The successful TikToker also runs a pop-up consignment shop with her friends called Sweet-N-Sour, which she’s promoted on her various platforms.
“I can combine all my passions on TikTok,” Moscoe explained, before excitedly describing one particular video she made of a Sweet-N-Sour pop-up booth at her local flea market. “I told the flea market about it because they were asking why so many people were coming, and they asked us to be permanent vendors! Another influencer offered to fly me out to Texas and let me stay in an Airbnb for free, and make TikTok content for 3 days. A lot of exciting opportunities have come from it.”
Still, with all the opportunities her once recreational TikToks provided, Jade admits she’s been able to keep a healthy relationship with the platform. “Every time I decide to make a video and post it, I still am just doing it for me,” she clarifies, “a lot of my friends who are creators on TikTok have an unhealthy relationship with it...I feel lucky because a small percentage of people have my experience.”
The Positive Impact of Romanticizing
In the beginning of his TikTok career, Dekelbaum found himself outside of that small percentage. “It was very hard for me to appreciate life,” he explains. “I was only romanticizing my life to look good on the internet.” For the 20-year-old TikToker, this meant recording often staged clips of friends hugging, doing poses and kissing. “Anything out of the ordinary, even if it was very forced," he admits.
Dekelbaum recalls when he first decided to transform his attitude. while reading the comments on one of his particularly popular TikToks. He noticed that most users positively perceived his life, expressing things like, “‘Oh my God, I wish I was you,’ ‘Can I join your friend group?' and ‘Your life is literally a movie,’" shocking Dekelbaum, as he thought to himself, "No it’s not, I’m suffering!”
“It was so eye-opening to see people have appreciation for a life I couldn’t appreciate myself," Dekelbaum states, "and that really shifted something in me...I started realizing, huh, my life is pretty damn cool.”
From there, a transformation took place. “Instead of recording things to look good on social media, I started recording things to savor the moment,” Dekelbaum expresses.
Filmmaking on TikTok
Despite having a healthier approach to TikTok and developing a greater appreciation for life, Dekelbaum and Moscoe admit that their TikToks still have idealistic qualities. Both are students studying film and have noticed a feedback loop between their filmmaking and their TikToks. But instead of looking at their editing and directorial choices as inauthentic, they see these decisions as storytelling strategies to effectively depict the beauty they’ve found in their lives.

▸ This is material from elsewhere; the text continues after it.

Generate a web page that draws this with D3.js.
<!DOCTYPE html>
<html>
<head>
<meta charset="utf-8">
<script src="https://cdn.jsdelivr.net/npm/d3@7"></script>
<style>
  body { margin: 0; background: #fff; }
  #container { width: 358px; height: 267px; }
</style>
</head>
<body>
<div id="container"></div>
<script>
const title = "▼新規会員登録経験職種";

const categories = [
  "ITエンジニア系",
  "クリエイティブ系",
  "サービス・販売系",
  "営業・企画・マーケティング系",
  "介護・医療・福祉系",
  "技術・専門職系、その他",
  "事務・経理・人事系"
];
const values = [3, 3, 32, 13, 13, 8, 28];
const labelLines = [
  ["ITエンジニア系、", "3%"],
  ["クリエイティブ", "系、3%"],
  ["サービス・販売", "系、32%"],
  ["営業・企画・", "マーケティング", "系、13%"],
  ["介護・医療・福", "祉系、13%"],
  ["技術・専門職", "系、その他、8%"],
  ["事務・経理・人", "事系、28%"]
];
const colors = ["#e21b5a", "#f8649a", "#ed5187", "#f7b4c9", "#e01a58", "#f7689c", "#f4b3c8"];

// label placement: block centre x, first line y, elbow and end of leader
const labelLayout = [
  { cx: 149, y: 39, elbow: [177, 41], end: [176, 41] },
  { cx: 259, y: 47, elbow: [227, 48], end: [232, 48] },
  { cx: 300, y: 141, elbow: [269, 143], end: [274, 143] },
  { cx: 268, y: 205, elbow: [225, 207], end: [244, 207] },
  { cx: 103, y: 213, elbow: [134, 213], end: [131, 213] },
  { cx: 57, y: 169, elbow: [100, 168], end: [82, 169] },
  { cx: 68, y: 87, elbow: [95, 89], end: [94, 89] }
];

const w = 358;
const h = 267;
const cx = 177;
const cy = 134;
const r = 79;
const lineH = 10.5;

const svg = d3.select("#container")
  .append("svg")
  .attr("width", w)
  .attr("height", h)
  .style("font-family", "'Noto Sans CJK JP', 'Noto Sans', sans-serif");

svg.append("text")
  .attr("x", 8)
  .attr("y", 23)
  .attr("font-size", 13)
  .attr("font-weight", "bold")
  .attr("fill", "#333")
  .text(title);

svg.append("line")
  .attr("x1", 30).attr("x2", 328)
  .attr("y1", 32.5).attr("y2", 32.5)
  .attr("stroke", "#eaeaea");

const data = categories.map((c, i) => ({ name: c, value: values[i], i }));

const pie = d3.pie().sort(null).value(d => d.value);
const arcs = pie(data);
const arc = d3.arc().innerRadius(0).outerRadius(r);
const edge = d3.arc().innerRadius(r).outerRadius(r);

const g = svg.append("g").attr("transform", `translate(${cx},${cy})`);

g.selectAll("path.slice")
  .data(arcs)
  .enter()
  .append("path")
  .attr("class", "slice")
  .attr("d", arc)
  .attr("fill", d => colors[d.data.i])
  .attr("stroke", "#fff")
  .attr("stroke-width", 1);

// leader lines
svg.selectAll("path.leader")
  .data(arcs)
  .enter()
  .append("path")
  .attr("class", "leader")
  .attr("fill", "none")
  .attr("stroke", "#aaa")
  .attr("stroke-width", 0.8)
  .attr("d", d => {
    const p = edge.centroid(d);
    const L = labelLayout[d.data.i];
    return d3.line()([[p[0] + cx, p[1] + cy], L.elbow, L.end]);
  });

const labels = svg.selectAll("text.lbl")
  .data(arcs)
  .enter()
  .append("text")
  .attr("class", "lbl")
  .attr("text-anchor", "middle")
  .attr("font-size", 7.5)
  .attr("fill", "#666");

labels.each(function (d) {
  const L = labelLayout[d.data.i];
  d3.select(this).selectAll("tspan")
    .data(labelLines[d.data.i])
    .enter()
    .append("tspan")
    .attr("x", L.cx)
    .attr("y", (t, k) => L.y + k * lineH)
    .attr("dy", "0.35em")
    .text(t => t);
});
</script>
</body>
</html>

“Learning things like story structure and color psychology in school has affected my TikToks in ways I didn’t expect,” Moscoe explains.

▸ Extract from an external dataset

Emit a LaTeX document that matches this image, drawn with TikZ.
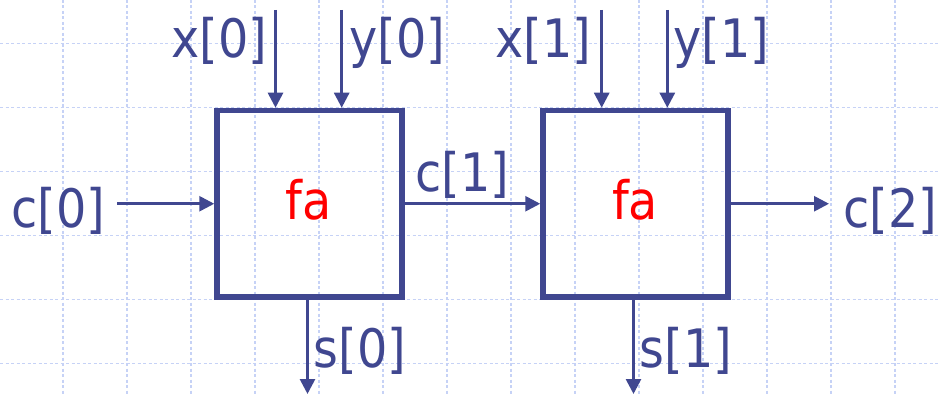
\documentclass[tikz,border=0pt]{standalone}
\usepackage{fontspec}
\newfontfamily\labfont{DejaVu Sans Condensed}
\usetikzlibrary{arrows.meta}
\definecolor{wire}{RGB}{64,71,144}
\definecolor{gridc}{RGB}{198,210,246}
\tikzset{
  gridline/.style={draw=gridc, line width=1.3pt, dash pattern=on 3pt off 2.5pt},
  fabox/.style={draw=wire, line width=5.5pt, minimum width=185pt, minimum height=186.5pt, inner sep=0pt},
  wirearrow/.style={draw=wire, line width=2.7pt, -{Triangle[length=15pt,width=15pt]}},
  lab/.style={text=wire, inner sep=0pt, anchor=base west, font=\labfont\fontsize{53}{57}\selectfont},
  falab/.style={text=red, inner sep=0pt, anchor=base, font=\labfont\fontsize{53}{57}\selectfont}
}
\begin{document}
\begin{tikzpicture}[x=1pt,y=-1pt]
\useasboundingbox (0,0) rectangle (939,395);
\fill[white] (0,0) rectangle (939,395);
% background grid
\foreach \i in {0,...,13} \draw[gridline] ({63+64*\i},0) -- ({63+64*\i},395);
\foreach \j in {0,...,5} \draw[gridline] (0,{43.5+64*\j}) -- (939,{43.5+64*\j});
% boxes
\node[fabox] (b1) at (309.5,203.75) {};
\node[fabox] (b2) at (635.5,203.75) {};
\node[falab] (fa1) at (308.5,220) {fa};
\node[falab] (fa2) at (635,220) {fa};
% free ends
\coordinate (x0s) at (275.5,10);
\coordinate (y0s) at (341.7,10);
\coordinate (x1s) at (601.7,10);
\coordinate (y1s) at (667.3,10);
\coordinate (c0s) at (117,203.75);
\coordinate (c2e) at (829,203.75);
\coordinate (s0e) at (307.5,394);
\coordinate (s1e) at (633.5,394);
% connectors
\draw[wirearrow] (x0s) -- (x0s |- b1.north);
\draw[wirearrow] (y0s) -- (y0s |- b1.north);
\draw[wirearrow] (x1s) -- (x1s |- b2.north);
\draw[wirearrow] (y1s) -- (y1s |- b2.north);
\draw[wirearrow] (c0s) -- (b1.west);
\draw[wirearrow] (b1.east) -- (b2.west);
\draw[wirearrow] (b2.east) -- (c2e);
\draw[wirearrow] (s0e |- b1.south) -- (s0e);
\draw[wirearrow] (s1e |- b2.south) -- (s1e);
% labels
\node[lab] (lx0) at (171,58) {x[0]};
\node[lab] (ly0) at (349.5,58) {y[0]};
\node[lab] (lx1) at (495.5,58) {x[1]};
\node[lab] (ly1) at (673.5,58) {y[1]};
\node[lab] (lc0) at (11,227.5) {c[0]};
\node[lab] (lc1) at (415,191.5) {c[1]};
\node[lab] (lc2) at (843,227.5) {c[2]};
\node[lab] (ls0) at (313.5,367.5) {s[0]};
\node[lab] (ls1) at (639.5,367.5) {s[1]};
\end{tikzpicture}
\end{document}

Dekelbaum shares a similar sentiment, admitting that he’s begun to approach his TikToks as opportunities to hone in on his craft. “I think TikTok has forced me to think a lot more about establishing a sort of tonality and theme,” he exclaims, “challenging myself to explore new angles, compositions, and editing techniques has opened my eyes. I use a lot of those techniques in my own film work.”
The result has been a collection of cinematically styled memories and their own personal coming-of-age movies.

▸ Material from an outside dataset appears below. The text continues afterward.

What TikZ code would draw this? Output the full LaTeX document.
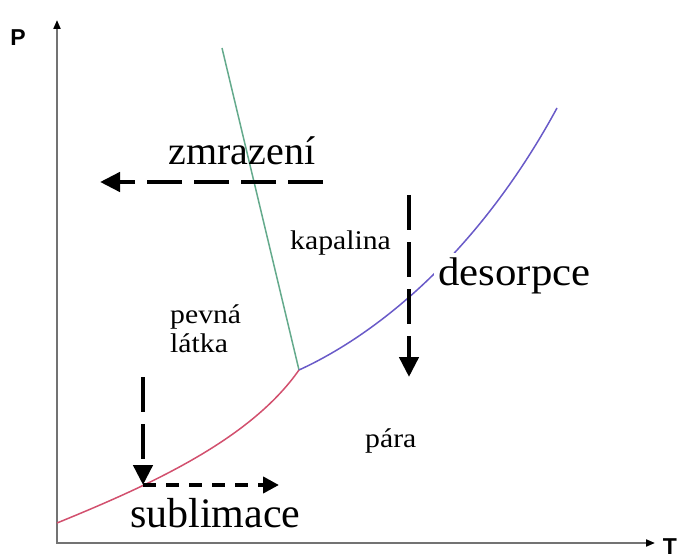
\documentclass[tikz,border=0pt]{standalone}
\usepackage{fontspec}
\setmainfont{Liberation Serif}
\setsansfont{Liberation Sans}
\usetikzlibrary{positioning,arrows.meta}
\definecolor{meltgreen}{RGB}{100,170,140}
\definecolor{vapourblue}{RGB}{105,90,200}
\definecolor{subred}{RGB}{210,80,110}
\definecolor{axisgray}{RGB}{115,115,115}

\begin{document}
\begin{tikzpicture}[x=1pt,y=-1pt,
		axis_line/.style={line width=2pt, axisgray, {Triangle[length=9pt,width=7pt,color=black]}-{Triangle[length=9pt,width=7pt,color=black]}},
		phase_curve/.style={line width=1.5pt},
		process_arrow/.style={line width=4.5pt, dash pattern=on 35pt off 12pt, -{Triangle[length=20pt,width=19pt]}},
		short_arrow/.style={line width=4pt, dash pattern=on 13pt off 10pt, -{Triangle[length=16pt,width=16pt]}},
		phase_label/.style={inner sep=0pt, font=\fontsize{27}{29}\selectfont, xscale=1.1},
		process_label/.style={inner sep=0pt, font=\fontsize{40}{40}\selectfont},
		axis_label/.style={inner sep=0pt, font=\sffamily\bfseries\fontsize{23}{23}\selectfont}
		]
		\useasboundingbox (0,0) rectangle (678,559);
		
		\coordinate (O) at (57,543); \coordinate (p_end) at (57,20); \coordinate (t_end) at (655,543);
		\coordinate (tp) at (299,370); \coordinate (melt_top) at (222,48);
		\coordinate (vap_top) at (557,108); \coordinate (sub_start) at (57,523);
		
		\draw[axis_line] (p_end) -- (O) -- (t_end);
		
		\draw[phase_curve, meltgreen] (tp) -- (melt_top);
		\draw[phase_curve, vapourblue] (tp) .. controls (380,333) and (480,250) .. (vap_top);
		\draw[phase_curve, subred] (sub_start) .. controls (150,485) and (250,440) .. (tp);
		
		\coordinate (frz_a) at (323,182); \coordinate (frz_b) at (100,182);
		\coordinate (des_a) at (409,195); \coordinate (des_b) at (409,377);
		\coordinate (sub_a) at (143,377); \coordinate (sub_b) at (143,485); \coordinate (sub_c) at (279,485);
		
		\draw[process_arrow] (frz_a) -- (frz_b);
		\draw[process_arrow] (sub_a) -- (sub_b);
		\draw[short_arrow] (sub_b) -- (sub_c);
		
		\node[process_label, anchor=base] (zmrazeni) at (242,165) {zmrazení};
		\node[process_label, anchor=base west, xscale=1.07, fill=white, inner sep=4pt] (desorpce) at (434,285) {desorpce};
		\node[process_label, anchor=base west, font=\fontsize{42}{42}\selectfont] (sublimace) at (130,527) {sublimace};
		\draw[process_arrow] (des_a) -- (des_b);
		
		\node[phase_label, anchor=base west] (kapalina) at (290,250) {kapalina};
		\node[phase_label, anchor=north west, align=left] (pevna) at (170,305) {pevná\\látka};
		\node[phase_label, anchor=base west] (para) at (365,447) {pára};
		
		\node[axis_label] (p_label) at (18,38) {P};
		\node[axis_label] (t_label) at (670,547) {T};
	\end{tikzpicture}
\end{document}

“I don’t actually think of what I do as romanticizing, I think of it as placing memories together and creating moments I can look back on,” Moscoe stated. “But don’t be on your phone the whole time! If you’re on your phone in the car and you’re just passing things by you’ll never know what you would’ve seen. There’s opportunities everywhere you look, you just have to be open to seeing them. ”
Dekelbaum agrees. A few days ago, he posted yet another montage of himself and his friends in the city with the caption, “This is your sign to start romanticizing everything.” Still, he recognizes that the line between recording your life and actually enjoying it is a thin one.
Upon reflection, he expresses that maybe romanticizing isn’t quite the right word. “Romanticizing…it’s a tough one,” he pauses, tossing the word around in his head, “I think it’s really about capturing the beauty in every little moment…I think that’s it.”